Review – Incredible Change-Bots Two
Spoofs are a tough one. They either work remarkably well, skewering their source material and providing a good laugh, or it feels like a cheap shop that’s neither funny or inciteful as to the small quirks that we overlook from the source material. Incredible Change-Bots Two by Jeffrey Brown pulls it off though and got me laughing at numerous points.
Four years ago, an alien race of shape-changing robots came to Earth, fired ray guns at each other for a while, then gave up and flew away. But they left behind one thing: Shootertron, the semi-cunning leader of the evil Fantasticons! Fortunately for Earth, Shootertron’s memory is a little fuzzy. Unfortunately for Earth, the rest of the Incredible Change-Bots seem to be on their way back…
It’s all-new action, drama, and comedy as Shootertron struggles to find an identity on Earth and the rest of the Change-Bots struggle to accomplish much of anything. Hilarious and gleefully childlike, Jeffrey Brown’s Incredible Change-Bots Two is a nostalgic tribute not only to Saturday morning cartoons but also to Jeffrey Brown’s Incredible Change-Bots One
The series is pretty damn funny and a great spoof of the Transformers series. It mocks it but at the same time holds it up for what we love about it. It’s filled with the lame robots that often cropped up, and really as a whole even Go-Bots could kick this crowd’s ass.
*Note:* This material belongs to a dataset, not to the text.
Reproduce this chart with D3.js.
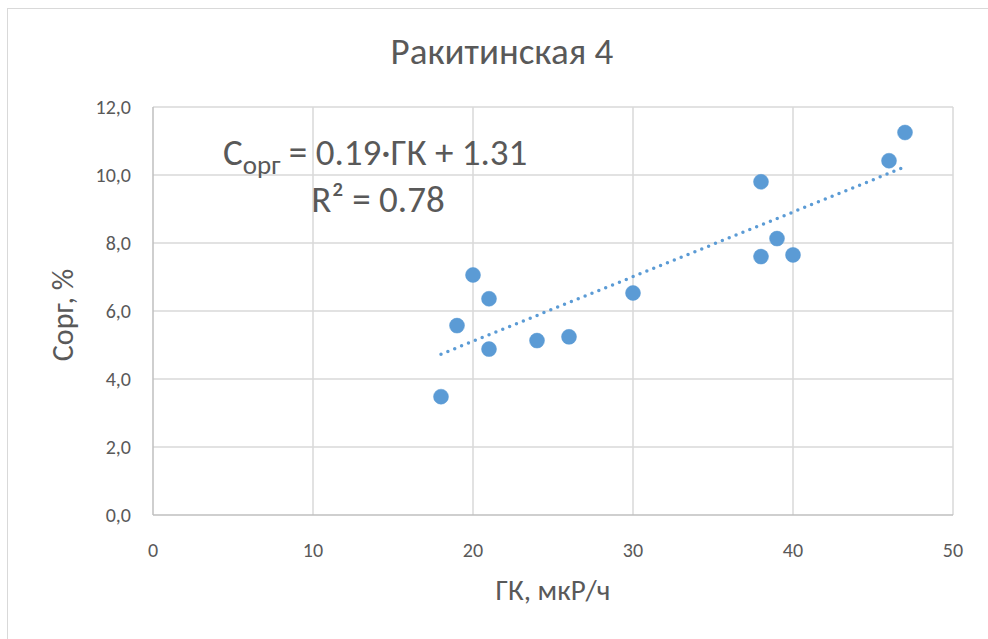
<!DOCTYPE html>
<html>
<head>
<meta charset="utf-8">
<script src="https://cdn.jsdelivr.net/npm/d3@7"></script>
<style>
  html, body { margin: 0; padding: 0; background: #fff; }
  text { font-family: Calibri, Carlito, "Open Sans", "Noto Sans", sans-serif; fill: #595959; }
</style>
</head>
<body>
<svg id="chart" width="988" height="639"></svg>
<script>
// Gamma-ray (ГК, мкР/ч) versus organic carbon (Сорг, %)
const gk   = [18, 19, 20, 21, 21, 24, 26, 30, 38, 38, 39, 40, 46, 47];
const corg = [3.48, 5.57, 7.06, 6.36, 4.88, 5.13, 5.24, 6.53, 9.80, 7.60, 8.13, 7.65, 10.42, 11.25];
const xTicks = [0, 10, 20, 30, 40, 50];
const yTicks = [0, 2, 4, 6, 8, 10, 12];
const slope = 0.19, intercept = 1.31, r2 = 0.78;

const svg = d3.select("#chart");

// outer chart frame
svg.append("rect").attr("x", 7.5).attr("y", 8.5).attr("width", 990).attr("height", 640)
  .attr("fill", "none").attr("stroke", "#d9d9d9").attr("stroke-width", 1);

const x = d3.scaleLinear().domain([0, 50]).range([153, 953]);
const y = d3.scaleLinear().domain([0, 12]).range([515, 107]);

// gridlines
svg.append("g").selectAll("line.v").data(xTicks.slice(1)).join("line")
  .attr("x1", d => x(d)).attr("x2", d => x(d)).attr("y1", y(0)).attr("y2", y(12))
  .attr("stroke", "#d9d9d9").attr("stroke-width", 1.5);
svg.append("g").selectAll("line.h").data(yTicks.slice(1)).join("line")
  .attr("x1", x(0)).attr("x2", x(50)).attr("y1", d => y(d)).attr("y2", d => y(d))
  .attr("stroke", "#d9d9d9").attr("stroke-width", 1.5);

// axes lines
svg.append("line").attr("x1", x(0)).attr("x2", x(50)).attr("y1", y(0)).attr("y2", y(0))
  .attr("stroke", "#bfbfbf").attr("stroke-width", 1.5);
svg.append("line").attr("x1", x(0)).attr("x2", x(0)).attr("y1", y(0)).attr("y2", y(12))
  .attr("stroke", "#bfbfbf").attr("stroke-width", 1.5);

// tick labels
const fmt = d => d.toFixed(1).replace(".", ",");
svg.append("g").selectAll("text").data(yTicks).join("text")
  .attr("x", 131).attr("y", d => y(d) + 7).attr("text-anchor", "end")
  .style("font-size", "20px").text(fmt);
svg.append("g").selectAll("text").data(xTicks).join("text")
  .attr("x", d => x(d)).attr("y", 557).attr("text-anchor", "middle")
  .style("font-size", "20px").text(d => d);

// trendline
svg.append("line")
  .attr("x1", x(d3.min(gk))).attr("y1", y(slope * d3.min(gk) + intercept))
  .attr("x2", x(d3.max(gk))).attr("y2", y(slope * d3.max(gk) + intercept))
  .attr("stroke", "#5b9bd5").attr("stroke-width", 3.5)
  .attr("stroke-linecap", "round").attr("stroke-dasharray", "0 7.4");

// points
svg.append("g").selectAll("circle").data(gk.map((g, i) => [g, corg[i]])).join("circle")
  .attr("cx", d => x(d[0])).attr("cy", d => y(d[1])).attr("r", 7.5)
  .attr("fill", "#5b9bd5").attr("stroke", "#5b9bd5").attr("stroke-width", 0.5);

// title
svg.append("text").attr("x", 502).attr("y", 64).attr("text-anchor", "middle")
  .style("font-size", "37px").text("Ракитинская 4");

// axis titles
svg.append("text").attr("x", 553).attr("y", 600).attr("text-anchor", "middle")
  .style("font-size", "29px").text("ГК, мкР/ч");
svg.append("text").attr("transform", "translate(73,315) rotate(-90)").attr("text-anchor", "middle")
  .style("font-size", "30px").text("Сорг, %");

// regression equation
const eq = svg.append("text").attr("x", 223).attr("y", 165).style("font-size", "37px");
eq.append("tspan").text("C");
eq.append("tspan").attr("dy", 9).style("font-size", "27px").text("орг");
eq.append("tspan").attr("dy", -9).text(` = ${slope.toFixed(2)}·ГК + ${intercept.toFixed(2)}`);
svg.append("text").attr("x", 378).attr("y", 212).attr("text-anchor", "middle")
  .style("font-size", "37px").text(`R² = ${r2.toFixed(2)}`);
</script>
</body>
</html>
The art is hard to describe and works well for the series. The humor is consistent throughout, with slight digs that got me to think how often some of these “quirks” came up in the source material it spoofs. It shows love for the material it takes on, keeps it original and kept me entertained.
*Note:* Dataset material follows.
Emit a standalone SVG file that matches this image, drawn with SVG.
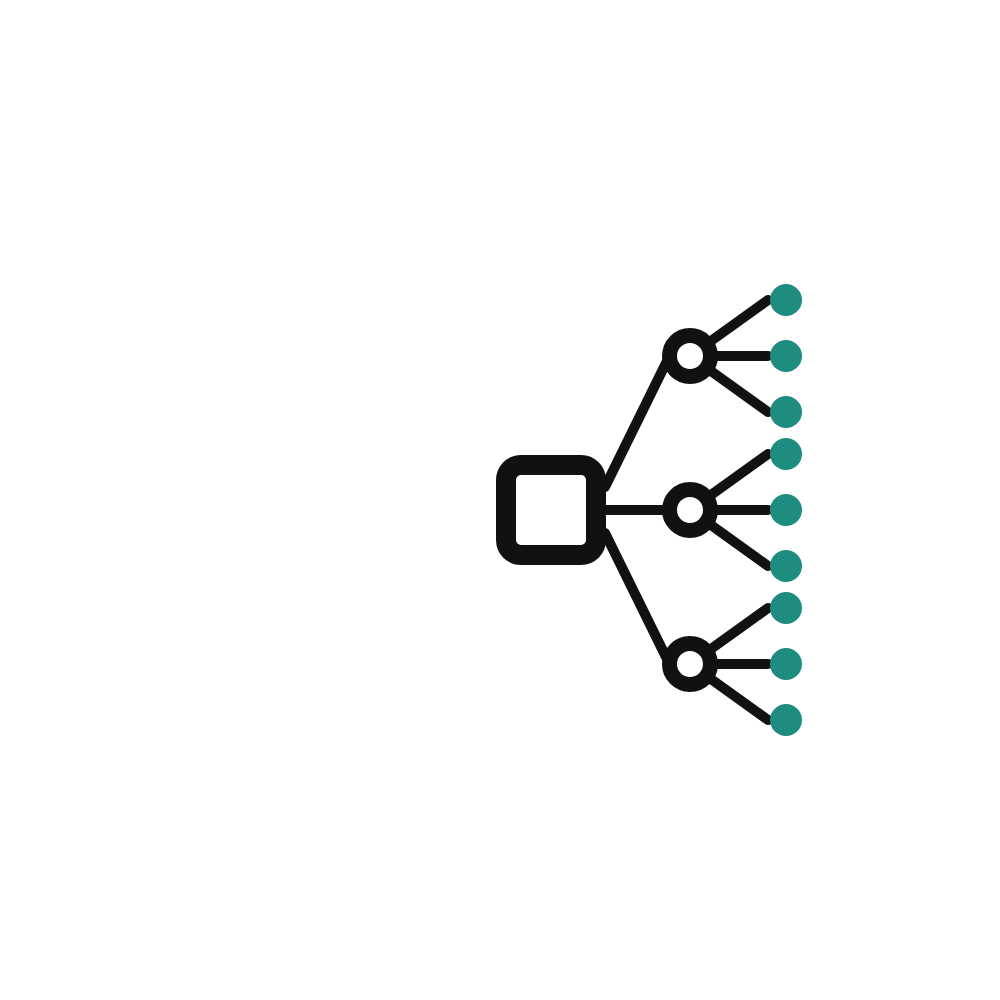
<svg xmlns="http://www.w3.org/2000/svg" width="1000" height="1000" viewBox="0 0 1000 1000">
<style>
.edge{stroke:#111;stroke-width:10;fill:none;stroke-linecap:round}
.root{fill:#fff;stroke:#111;stroke-width:20}
.mid{fill:#fff;stroke:#111;stroke-width:15}
.leaf{fill:#1e8c7e}
</style>
<rect width="1000" height="1000" fill="#fff"/>
<g id="connectors">
<line class="edge" x1="605" y1="487" x2="667" y2="361"/>
<line class="edge" x1="605" y1="510" x2="670" y2="510"/>
<line class="edge" x1="605" y1="533" x2="667" y2="659"/>
<line class="edge" x1="690" y1="356" x2="768" y2="300"/>
<line class="edge" x1="690" y1="356" x2="768" y2="356"/>
<line class="edge" x1="690" y1="356" x2="768" y2="412"/>
<line class="edge" x1="690" y1="510" x2="768" y2="454"/>
<line class="edge" x1="690" y1="510" x2="768" y2="510"/>
<line class="edge" x1="690" y1="510" x2="768" y2="566"/>
<line class="edge" x1="690" y1="664" x2="768" y2="608"/>
<line class="edge" x1="690" y1="664" x2="768" y2="664"/>
<line class="edge" x1="690" y1="664" x2="768" y2="720"/>
</g>
<g id="root"><rect class="root" x="506" y="465" width="90" height="90" rx="15"/></g>
<g id="child1"><circle class="mid" cx="690" cy="356" r="20.5"/></g>
<g id="child2"><circle class="mid" cx="690" cy="510" r="20.5"/></g>
<g id="child3"><circle class="mid" cx="690" cy="664" r="20.5"/></g>
<g id="leaf1"><circle class="leaf" cx="786" cy="300" r="16"/></g>
<g id="leaf2"><circle class="leaf" cx="786" cy="356" r="16"/></g>
<g id="leaf3"><circle class="leaf" cx="786" cy="412" r="16"/></g>
<g id="leaf4"><circle class="leaf" cx="786" cy="454" r="16"/></g>
<g id="leaf5"><circle class="leaf" cx="786" cy="510" r="16"/></g>
<g id="leaf6"><circle class="leaf" cx="786" cy="566" r="16"/></g>
<g id="leaf7"><circle class="leaf" cx="786" cy="608" r="16"/></g>
<g id="leaf8"><circle class="leaf" cx="786" cy="664" r="16"/></g>
<g id="leaf9"><circle class="leaf" cx="786" cy="720" r="16"/></g>
</svg>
Plot: Brown puts together an entertaining and funny spoof of robots who change into stuff. There’s some great digs, and enough that got me to laugh numerous times. There’s a love for the source material, but it also doesn’t hold back at what also makes it silly and all those small things we overlook. Rating: 8
Art: The art is basic, but works quite well, with most of the characters in box shapes like you’d expect of robots. It works well and at times adds to the overall story. Rating: 7.5
Overall: Funny? Yes! Gets the source material it makes fun of? Yes! It does what it needs to, and got me to laugh over and over. It’s entertaining for adults and kids alike, and more than worth checking out. Overall rating: 8
Page count: 140 pages Price: $14.95 Release: March 2011
Top Shelf provided Graphic Policy with an advance copy of this issue for FREE for review.